1. A. M. Odlyzko, "The Future of Integer Factorization," RSA Laboratories' CryptoBytes, vol. 1, no. 2, summer 1995, pp. 5-12.
2. Information about "RSA Factoring Challenge," obtained by sending e-mail to challenge-administrator@rsa.com.
3. A. J. Menezes, P. C. van Oorschot, and S. A. Vanstone, "Handbook of Applied Cryptology," chapters 3.2.6-3.2.7, pp. 95-98.
4. D. M. Bressoud, "Factorization and Primality Testing," Springer-Verlag, 1989, chapter 8, pp. 102-119.
5. J. A. Davis, D. B. Holdridge, and G.J. Simmons, "Status Report on Factoring," Proc. CRYPTO'84, pp. 198-215.
6. C. Pomerance, "The number field sieve," Mathematics of Computation 1943-1993: A Half-Century of Computational Mathematics," Amer. Math. Soc., pp. 465-480.

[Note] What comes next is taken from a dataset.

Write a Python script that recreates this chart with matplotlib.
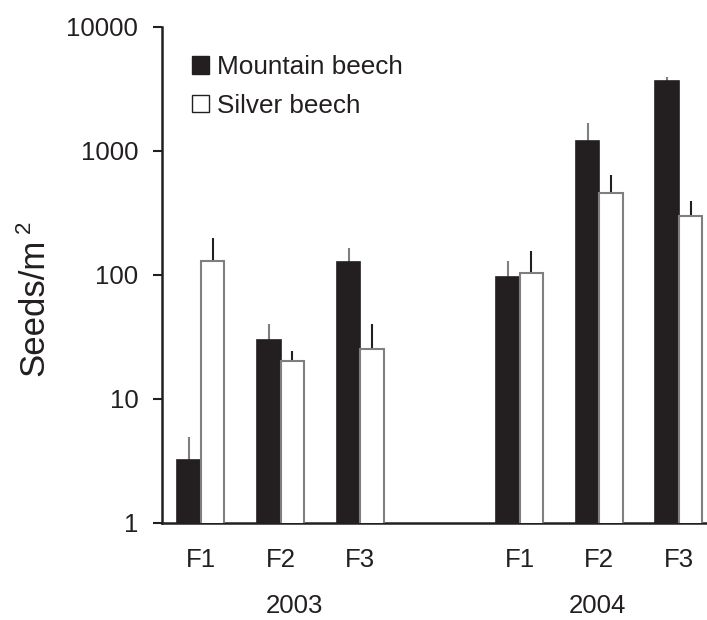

1. A.K. Lenstra and M.S. Manasse, "Factoring by electronic mail," Proc. CRYPTO'89, pp. 355-371.
2. T. Denny, B. Dodson, A.K. Lenstra, M.S. Manasse, "On the factorization of RSA-120," Proc. CRYPTO'93, pp. 166-173.
3. D. Atkins, M. Graff, A.K. Lenstra, and P.C. Leyland, "The magic words are squeamish ossifrage," Proc. ASIACRYPT'94, pp. 263-277.
4. B. Dodson and A.K. Lenstra, "NFS with four large primes: An explosive experiment," Proc. CRYPTO'95, pp. 372-385.
5. A.K. Lenstra, H.W. Lenstra, Jr., "The Development of the Number Field Sieve," Springer-Verlag, 1993.

Hardware:

Project CH-1

Description:

RC5 is a new block cipher devised by Ron Rivest - one of the inventors of the RSA cryptosystem - as an alternative for the old American standard DES. The cipher has a variable key size, and a variable input/output block size. Variable key length permits RC5 to be exported abroad, but only under the condition that the key size is less or equal to 40 bits. Such a small key length, may make the cipher vulnerable to the exhaustive key search attack. Your task is to design at the logic level the RC-5 breaking machine, and to estimate the number of chips that are necessary to break a single key within one hour. You can follow the design and cost estimates for the DES breaking machine devised by Michael Wiener [5]. Basic operations of the RC5 are: XOR, rotation, and addition.

Literature:

1. B. Schneier, "Applied cryptography," chapter 14.8, pp. 344-346.
2. R. L. Rivest, "The RC5 Encryption Algorithm," RSA Laboratories' CryptoBytes, vol. 1, no. 1, spring 1995, pp. 9-11.
3. B. Kaliski and Y. L. Yin, "On the Security of the RC5 Encryption Algorithm," RSA Laboratories' CryptoBytes, vol. 1, no. 2, summer 1995, pp. 13-14.
4. A. J. Menezes, P. C. van Oorschot, and S. A. Vanstone, "Handbook of Applied Cryptology," chapter 7.7.2, pp. 269-270.
5. M.J. Wiener, "Efficient DES Key Search," Technical Report TR-244, School of Computer Science, Carleton University, May 1994.